## EXERCISE
Return the listing below unchanged, minus its pictures.

## SOURCE EXCERPT
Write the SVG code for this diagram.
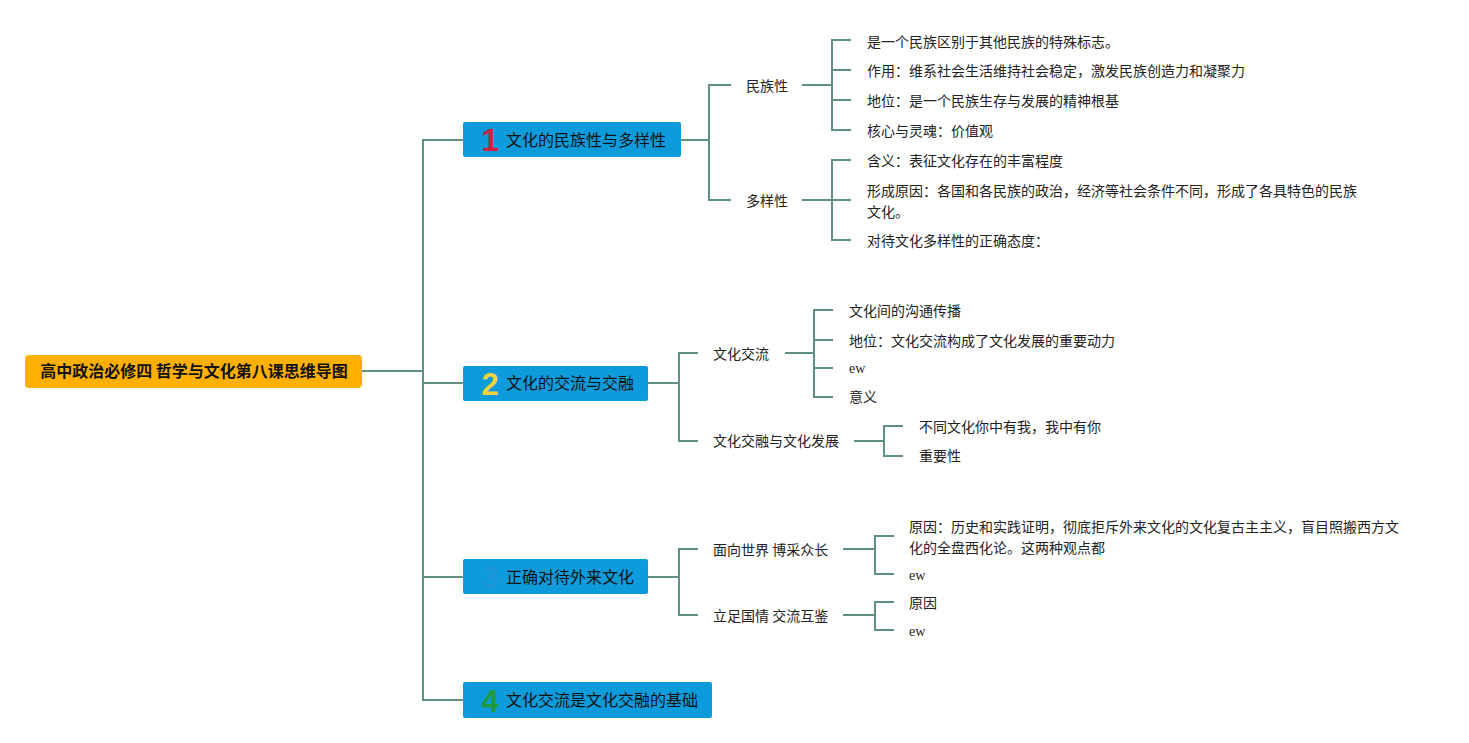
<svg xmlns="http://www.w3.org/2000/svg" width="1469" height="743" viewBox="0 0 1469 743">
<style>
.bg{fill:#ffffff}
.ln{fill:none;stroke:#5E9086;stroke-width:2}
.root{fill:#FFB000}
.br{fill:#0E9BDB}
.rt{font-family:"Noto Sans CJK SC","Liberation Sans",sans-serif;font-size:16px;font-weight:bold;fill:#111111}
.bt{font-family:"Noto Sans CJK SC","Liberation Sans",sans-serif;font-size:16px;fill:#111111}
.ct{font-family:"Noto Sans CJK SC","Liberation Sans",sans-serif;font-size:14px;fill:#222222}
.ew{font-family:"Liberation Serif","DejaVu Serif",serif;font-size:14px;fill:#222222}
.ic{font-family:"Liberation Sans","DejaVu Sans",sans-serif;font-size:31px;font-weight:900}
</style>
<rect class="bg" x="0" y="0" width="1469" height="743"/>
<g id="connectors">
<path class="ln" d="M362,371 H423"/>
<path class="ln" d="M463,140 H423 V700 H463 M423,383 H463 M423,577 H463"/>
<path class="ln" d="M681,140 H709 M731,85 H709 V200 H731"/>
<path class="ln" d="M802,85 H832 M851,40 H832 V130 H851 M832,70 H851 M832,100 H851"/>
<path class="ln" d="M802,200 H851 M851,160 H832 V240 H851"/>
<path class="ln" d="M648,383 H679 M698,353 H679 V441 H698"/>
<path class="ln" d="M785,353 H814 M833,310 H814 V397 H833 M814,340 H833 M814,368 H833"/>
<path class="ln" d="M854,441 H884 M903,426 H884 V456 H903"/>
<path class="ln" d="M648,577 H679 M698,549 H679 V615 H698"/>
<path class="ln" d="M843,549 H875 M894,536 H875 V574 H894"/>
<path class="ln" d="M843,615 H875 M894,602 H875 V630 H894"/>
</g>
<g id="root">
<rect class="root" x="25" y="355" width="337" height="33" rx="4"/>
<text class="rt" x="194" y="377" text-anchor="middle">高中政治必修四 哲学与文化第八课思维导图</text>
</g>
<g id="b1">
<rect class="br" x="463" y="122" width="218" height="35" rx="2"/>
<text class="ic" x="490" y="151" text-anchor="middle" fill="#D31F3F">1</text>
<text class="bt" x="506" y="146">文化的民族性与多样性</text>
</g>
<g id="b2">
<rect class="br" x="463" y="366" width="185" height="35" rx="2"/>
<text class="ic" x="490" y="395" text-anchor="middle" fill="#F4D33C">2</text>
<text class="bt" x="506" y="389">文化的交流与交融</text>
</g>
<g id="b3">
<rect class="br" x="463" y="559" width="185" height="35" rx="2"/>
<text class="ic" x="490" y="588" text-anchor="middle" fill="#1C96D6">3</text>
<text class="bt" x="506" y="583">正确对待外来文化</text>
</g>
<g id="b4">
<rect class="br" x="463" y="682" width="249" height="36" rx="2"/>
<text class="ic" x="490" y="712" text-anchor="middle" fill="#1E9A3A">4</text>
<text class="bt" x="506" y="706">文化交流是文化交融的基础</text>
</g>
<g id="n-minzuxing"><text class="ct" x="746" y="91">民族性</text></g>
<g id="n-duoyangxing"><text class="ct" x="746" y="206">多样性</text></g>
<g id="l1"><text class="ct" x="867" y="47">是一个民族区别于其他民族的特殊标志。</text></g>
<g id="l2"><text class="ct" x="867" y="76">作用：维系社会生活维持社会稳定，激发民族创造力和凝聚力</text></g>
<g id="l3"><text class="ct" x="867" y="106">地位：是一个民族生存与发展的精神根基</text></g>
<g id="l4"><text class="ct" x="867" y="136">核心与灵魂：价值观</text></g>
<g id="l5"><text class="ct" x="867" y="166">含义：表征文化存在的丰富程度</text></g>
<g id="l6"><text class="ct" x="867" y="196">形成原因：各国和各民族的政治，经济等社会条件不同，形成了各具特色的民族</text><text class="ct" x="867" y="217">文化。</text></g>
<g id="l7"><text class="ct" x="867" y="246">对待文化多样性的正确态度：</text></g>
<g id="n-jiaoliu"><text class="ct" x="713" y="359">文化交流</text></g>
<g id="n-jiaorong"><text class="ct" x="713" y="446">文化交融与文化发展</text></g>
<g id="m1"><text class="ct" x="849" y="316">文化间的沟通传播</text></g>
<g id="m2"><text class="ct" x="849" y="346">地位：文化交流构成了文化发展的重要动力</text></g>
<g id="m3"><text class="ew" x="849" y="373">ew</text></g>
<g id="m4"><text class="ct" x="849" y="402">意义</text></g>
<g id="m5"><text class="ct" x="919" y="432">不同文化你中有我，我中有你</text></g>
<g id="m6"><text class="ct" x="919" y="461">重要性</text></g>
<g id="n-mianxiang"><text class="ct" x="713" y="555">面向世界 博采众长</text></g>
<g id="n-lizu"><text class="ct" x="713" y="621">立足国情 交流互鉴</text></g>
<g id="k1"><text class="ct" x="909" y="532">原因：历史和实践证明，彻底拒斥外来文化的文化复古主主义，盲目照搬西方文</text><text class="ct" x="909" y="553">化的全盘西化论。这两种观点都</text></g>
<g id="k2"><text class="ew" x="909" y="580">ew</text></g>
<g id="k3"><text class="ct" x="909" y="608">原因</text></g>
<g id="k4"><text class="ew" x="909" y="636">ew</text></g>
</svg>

## REPLY
Write the SVG code for this diagram.
<svg xmlns="http://www.w3.org/2000/svg" width="1469" height="743" viewBox="0 0 1469 743">
<style>
.bg{fill:#ffffff}
.ln{fill:none;stroke:#5E9086;stroke-width:2}
.root{fill:#FFB000}
.br{fill:#0E9BDB}
.rt{font-family:"Noto Sans CJK SC","Liberation Sans",sans-serif;font-size:16px;font-weight:bold;fill:#111111}
.bt{font-family:"Noto Sans CJK SC","Liberation Sans",sans-serif;font-size:16px;fill:#111111}
.ct{font-family:"Noto Sans CJK SC","Liberation Sans",sans-serif;font-size:14px;fill:#222222}
.ew{font-family:"Liberation Serif","DejaVu Serif",serif;font-size:14px;fill:#222222}
.ic{font-family:"Liberation Sans","DejaVu Sans",sans-serif;font-size:31px;font-weight:900}
</style>
<rect class="bg" x="0" y="0" width="1469" height="743"/>
<g id="connectors">
<path class="ln" d="M362,371 H423"/>
<path class="ln" d="M463,140 H423 V700 H463 M423,383 H463 M423,577 H463"/>
<path class="ln" d="M681,140 H709 M731,85 H709 V200 H731"/>
<path class="ln" d="M802,85 H832 M851,40 H832 V130 H851 M832,70 H851 M832,100 H851"/>
<path class="ln" d="M802,200 H851 M851,160 H832 V240 H851"/>
<path class="ln" d="M648,383 H679 M698,353 H679 V441 H698"/>
<path class="ln" d="M785,353 H814 M833,310 H814 V397 H833 M814,340 H833 M814,368 H833"/>
<path class="ln" d="M854,441 H884 M903,426 H884 V456 H903"/>
<path class="ln" d="M648,577 H679 M698,549 H679 V615 H698"/>
<path class="ln" d="M843,549 H875 M894,536 H875 V574 H894"/>
<path class="ln" d="M843,615 H875 M894,602 H875 V630 H894"/>
</g>
<g id="root">
<rect class="root" x="25" y="355" width="337" height="33" rx="4"/>
<text class="rt" x="194" y="377" text-anchor="middle">高中政治必修四 哲学与文化第八课思维导图</text>
</g>
<g id="b1">
<rect class="br" x="463" y="122" width="218" height="35" rx="2"/>
<text class="ic" x="490" y="151" text-anchor="middle" fill="#D31F3F">1</text>
<text class="bt" x="506" y="146">文化的民族性与多样性</text>
</g>
<g id="b2">
<rect class="br" x="463" y="366" width="185" height="35" rx="2"/>
<text class="ic" x="490" y="395" text-anchor="middle" fill="#F4D33C">2</text>
<text class="bt" x="506" y="389">文化的交流与交融</text>
</g>
<g id="b3">
<rect class="br" x="463" y="559" width="185" height="35" rx="2"/>
<text class="ic" x="490" y="588" text-anchor="middle" fill="#1C96D6">3</text>
<text class="bt" x="506" y="583">正确对待外来文化</text>
</g>
<g id="b4">
<rect class="br" x="463" y="682" width="249" height="36" rx="2"/>
<text class="ic" x="490" y="712" text-anchor="middle" fill="#1E9A3A">4</text>
<text class="bt" x="506" y="706">文化交流是文化交融的基础</text>
</g>
<g id="n-minzuxing"><text class="ct" x="746" y="91">民族性</text></g>
<g id="n-duoyangxing"><text class="ct" x="746" y="206">多样性</text></g>
<g id="l1"><text class="ct" x="867" y="47">是一个民族区别于其他民族的特殊标志。</text></g>
<g id="l2"><text class="ct" x="867" y="76">作用：维系社会生活维持社会稳定，激发民族创造力和凝聚力</text></g>
<g id="l3"><text class="ct" x="867" y="106">地位：是一个民族生存与发展的精神根基</text></g>
<g id="l4"><text class="ct" x="867" y="136">核心与灵魂：价值观</text></g>
<g id="l5"><text class="ct" x="867" y="166">含义：表征文化存在的丰富程度</text></g>
<g id="l6"><text class="ct" x="867" y="196">形成原因：各国和各民族的政治，经济等社会条件不同，形成了各具特色的民族</text><text class="ct" x="867" y="217">文化。</text></g>
<g id="l7"><text class="ct" x="867" y="246">对待文化多样性的正确态度：</text></g>
<g id="n-jiaoliu"><text class="ct" x="713" y="359">文化交流</text></g>
<g id="n-jiaorong"><text class="ct" x="713" y="446">文化交融与文化发展</text></g>
<g id="m1"><text class="ct" x="849" y="316">文化间的沟通传播</text></g>
<g id="m2"><text class="ct" x="849" y="346">地位：文化交流构成了文化发展的重要动力</text></g>
<g id="m3"><text class="ew" x="849" y="373">ew</text></g>
<g id="m4"><text class="ct" x="849" y="402">意义</text></g>
<g id="m5"><text class="ct" x="919" y="432">不同文化你中有我，我中有你</text></g>
<g id="m6"><text class="ct" x="919" y="461">重要性</text></g>
<g id="n-mianxiang"><text class="ct" x="713" y="555">面向世界 博采众长</text></g>
<g id="n-lizu"><text class="ct" x="713" y="621">立足国情 交流互鉴</text></g>
<g id="k1"><text class="ct" x="909" y="532">原因：历史和实践证明，彻底拒斥外来文化的文化复古主主义，盲目照搬西方文</text><text class="ct" x="909" y="553">化的全盘西化论。这两种观点都</text></g>
<g id="k2"><text class="ew" x="909" y="580">ew</text></g>
<g id="k3"><text class="ct" x="909" y="608">原因</text></g>
<g id="k4"><text class="ew" x="909" y="636">ew</text></g>
</svg>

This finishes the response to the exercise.